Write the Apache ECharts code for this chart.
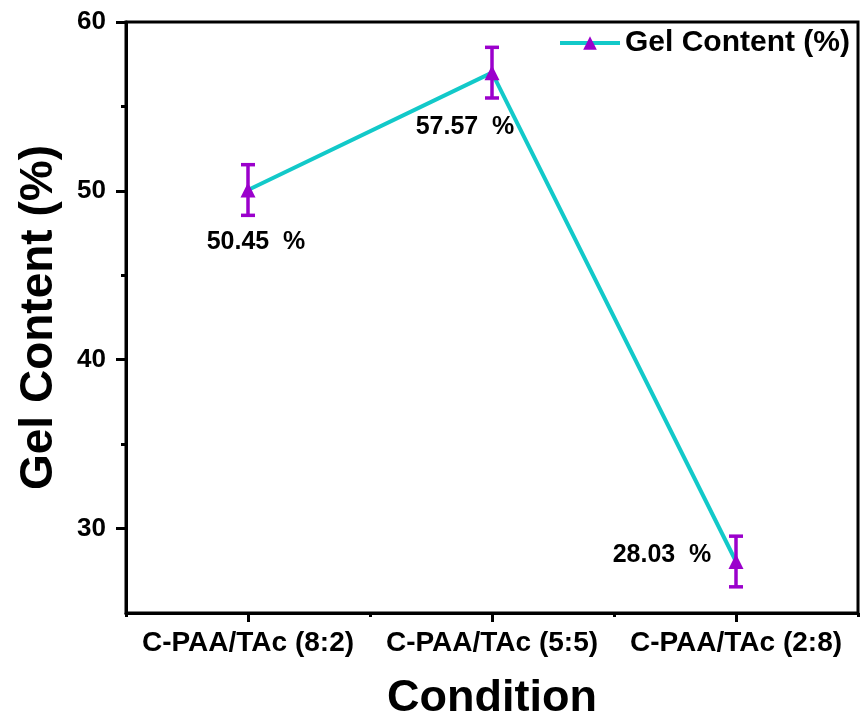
<!DOCTYPE html>
<html>
<head>
<meta charset="utf-8">
<script src="https://cdn.jsdelivr.net/npm/echarts@6/dist/echarts.min.js"></script>
<style>html,body{margin:0;padding:0;background:#fff}#c{width:861px;height:724px}</style>
</head>
<body>
<div id="c"></div>
<script>
const categories = ['C-PAA/TAc (8:2)', 'C-PAA/TAc (5:5)', 'C-PAA/TAc (2:8)'];
const gelValues = [50.05, 57.0, 28.05];
const gelErrors = [1.5, 1.5, 1.5];
const valueLabels = ['50.45  %', '57.57  %', '28.03  %'];
const yMajorTicks = [30, 40, 50, 60];
const yMinorTicks = [35, 45, 55];
const seriesName = 'Gel Content (%)';

const labelOffsets = [[8, 52], [-27, 54], [-74, -6]];
const FONT = "'Liberation Sans', Arial, sans-serif";
const CYAN = '#12c9c9';
const PURPLE = '#9b00cc';

const chart = echarts.init(document.getElementById('c'), null, {renderer: 'canvas'});
const errData = categories.map((c, i) => [i, gelValues[i] - gelErrors[i], gelValues[i] + gelErrors[i]]);
const lblData = categories.map((c, i) => [i, gelValues[i], valueLabels[i]]);

chart.setOption({
  animation: false,
  backgroundColor: '#fff',
  grid: {left: 126, right: 3, top: 22, bottom: 111, show: true, borderColor: '#000', borderWidth: 3,
         backgroundColor: 'transparent', containLabel: false, outerBoundsMode: 'none'},
  legend: {
    data: [seriesName], right: 6, top: 23, itemWidth: 60, itemHeight: 17, itemGap: 10,
    lineStyle: {width: 4, color: CYAN},
    textStyle: {fontFamily: FONT, fontWeight: 'bold', fontSize: 30, color: '#000'}
  },
  xAxis: [{
    type: 'category', data: categories, boundaryGap: true,
    axisLine: {show: true, lineStyle: {color: '#000', width: 3}},
    axisTick: {show: true, inside: false, alignWithLabel: true, length: 9, interval: 0, lineStyle: {color: '#000', width: 3}},
    axisLabel: {show: true, interval: 0, hideOverlap: false, color: '#000', fontFamily: FONT, fontWeight: 'bold', fontSize: 28, margin: 16},
    name: 'Condition', nameLocation: 'middle', nameGap: 63,
    nameTextStyle: {fontFamily: FONT, fontWeight: 'bold', fontSize: 45, color: '#000'}
  }, {
    type: 'category', data: categories, boundaryGap: true, position: 'bottom',
    axisLine: {show: false},
    axisTick: {show: true, inside: false, length: 4, interval: 0, lineStyle: {color: '#000', width: 3}},
    axisLabel: {show: false}
  }],
  yAxis: [{
    type: 'value', min: 25, max: 60,
    splitLine: {show: false},
    axisLine: {show: true, lineStyle: {color: '#000', width: 3}},
    axisTick: {show: true, inside: false, length: 10, customValues: yMajorTicks, lineStyle: {color: '#000', width: 3}},
    axisLabel: {customValues: yMajorTicks, color: '#000', fontFamily: FONT, fontWeight: 'bold', fontSize: 26, margin: 20},
    name: 'Gel Content (%)', nameLocation: 'middle', nameGap: 64,
    nameTextStyle: {fontFamily: FONT, fontWeight: 'bold', fontSize: 46, color: '#000'}
  }, {
    type: 'value', min: 25, max: 60, position: 'left',
    splitLine: {show: false},
    axisLine: {show: false},
    axisTick: {show: true, inside: false, length: 5, customValues: yMinorTicks, lineStyle: {color: '#000', width: 3}},
    axisLabel: {show: false}
  }],
  series: [{
    name: seriesName, type: 'line', data: gelValues,
    symbol: 'triangle', symbolSize: 15,
    lineStyle: {color: CYAN, width: 4},
    itemStyle: {color: PURPLE},
    z: 3
  }, {
    type: 'custom', data: errData, z: 4,
    renderItem: function (params, api) {
      const x = api.value(0);
      const lo = api.coord([x, api.value(1)]);
      const hi = api.coord([x, api.value(2)]);
      const hw = 7;
      const st = {stroke: PURPLE, lineWidth: 3.5};
      return {type: 'group', children: [
        {type: 'line', shape: {x1: lo[0], y1: lo[1], x2: hi[0], y2: hi[1]}, style: st},
        {type: 'line', shape: {x1: lo[0] - hw, y1: lo[1], x2: lo[0] + hw, y2: lo[1]}, style: st},
        {type: 'line', shape: {x1: hi[0] - hw, y1: hi[1], x2: hi[0] + hw, y2: hi[1]}, style: st}
      ]};
    }
  }, {
    type: 'custom', data: lblData, z: 5,
    renderItem: function (params, api) {
      const p = api.coord([api.value(0), api.value(1)]);
      const off = labelOffsets[params.dataIndex];
      return {type: 'text', style: {
        x: p[0] + off[0], y: p[1] + off[1], text: valueLabels[params.dataIndex],
        fill: '#000', font: "bold 25px " + FONT, align: 'center', verticalAlign: 'middle'
      }};
    }
  }]
});
</script>
</body>
</html>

# Given instruction:
Without the pictures, please reproduce each line of the listing above exactly, from the first one through the line bearing "const lblData = categories.map((c, i)".

# Response:
Write the Apache ECharts code for this chart.
<!DOCTYPE html>
<html>
<head>
<meta charset="utf-8">
<script src="https://cdn.jsdelivr.net/npm/echarts@6/dist/echarts.min.js"></script>
<style>html,body{margin:0;padding:0;background:#fff}#c{width:861px;height:724px}</style>
</head>
<body>
<div id="c"></div>
<script>
const categories = ['C-PAA/TAc (8:2)', 'C-PAA/TAc (5:5)', 'C-PAA/TAc (2:8)'];
const gelValues = [50.05, 57.0, 28.05];
const gelErrors = [1.5, 1.5, 1.5];
const valueLabels = ['50.45  %', '57.57  %', '28.03  %'];
const yMajorTicks = [30, 40, 50, 60];
const yMinorTicks = [35, 45, 55];
const seriesName = 'Gel Content (%)';

const labelOffsets = [[8, 52], [-27, 54], [-74, -6]];
const FONT = "'Liberation Sans', Arial, sans-serif";
const CYAN = '#12c9c9';
const PURPLE = '#9b00cc';

const chart = echarts.init(document.getElementById('c'), null, {renderer: 'canvas'});
const errData = categories.map((c, i) => [i, gelValues[i] - gelErrors[i], gelValues[i] + gelErrors[i]]);
const lblData = categories.map((c, i) => [i, gelValues[i], valueLabels[i]]);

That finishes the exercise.